その実践が、前回ご紹介した4年生の「白いぼうし」を宣伝する作品づくりです。見た人が「白いぼうし」を読みたくなる内容であることだけを条件に、子供たちは紙媒体やiPadを使ったポスター、新聞、動画など、自分が好きな方法で自由に作品を作り、お互いにコメントし合う活動を行ないました。

国語のまとめを感想文でなく「作品」としたことで、子供たちは自分たちが感じ取った物語の良さを楽しみながら表現できました。作文が苦手だけれど絵を描くことが大好きな子供が、見事に物語の美しさや温かさを表現した作品を作り、実はよく読み込めていることに私自身が気づくという経験もしました。

この活動後には、通常通りペーパーテストを行い、読解力を評価しました。ただ、「宣伝活動」はこれまで学習した「文章全体の構成、内容、作者の工夫」などを理解していないと行えないと思いますし、その学びの成果は作品にも現れているので、ルーブリック評価を行うことも十分可能だったと感じています。

学んだことの「活用」と「共有」でまとめの活動

この「白いぼうし」の実践の後、私は説明文でも今までとちがう「まとめ」をやってみたいと考えました。説明文のまとめというと「テスト」というイメージがあったのですが、それをやめて、「教材をきっかけにして学んだことを活用し」、それを「子供同士で共有する」というまとめの活動を行うことにしました。

説明文の「世界にほこる和紙」の単元では、以下の手順で、要約自分が選んだ伝統工芸品を紹介するポスターづくりを行いました。

  1. 本文を要約する
  2. 紹介する伝統工芸品を図書室で調べる
  3. ポスター1枚にまとめる。
  4. お互いの作品を見て感想を伝える

まず、教科書の「思いやりのデザイン」を使って要約の仕方を全員で練習した後に、「世界にほこる和紙」の要約に取り組みました。

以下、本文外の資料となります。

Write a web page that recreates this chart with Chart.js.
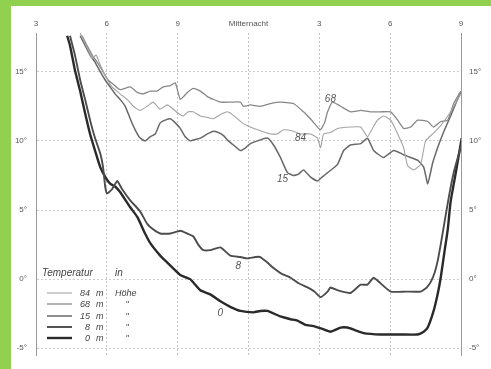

ロイロノートの「ウェビング」と「くま手チャート」の2つの思考ツールを使用して、必要な文を5つに絞り、200文字以内で紙に書く活動をしました。

次に行ったのは、自分が好きな伝統工芸品を選んで、それを紹介するポスターを作る活動です。まず、図書室やインターネットを使って資料を集めます。誰が何の伝統工芸品について書くかという情報は、ロイロノートを使用してみんなで共有し、資料が少ない時など困った際にはお互いに助け合えるようにしておきました。

ポスターには、「工芸品についての説明」「工芸品の良さ」「引用」の3点は必ず入れるようにします。子供たちは「世界にほこる和紙」で学んだ要約の書き方を活用して、説明文を書くことができました。

ポスターはCanvaで作成しましたが、子供たちがCanvaを使うのはこの時が初めてだったので、私がテンプレートを用意しました。ただ、そのテンプレートをアレンジすることは許可していたため、子供たちは自分なりに色を変えたり、見やすくなるように工夫したりしていました。

子供たちの作品

「白いぼうし」と同じように、この時も鑑賞会を行っています。Canvaで作った作品と、「その工芸品を選んだ理由」「文章を書く時、分かりやすくするために気をつけたこと」「ポスターを見やすくするために気をつけたこと」について書いたノートを展示し、コメント欄を設けて、みんなで感想を書き合いました。

机に作品とノートを展示して行なった鑑賞会
子供たちの振り返りとコメント

こんなふうに、子供たちは要約する時に工夫したことなどを振り返り、それに対して友達から、「要約が活用できている」「わかりやすい」といったポジティブなコメントをもらっていました。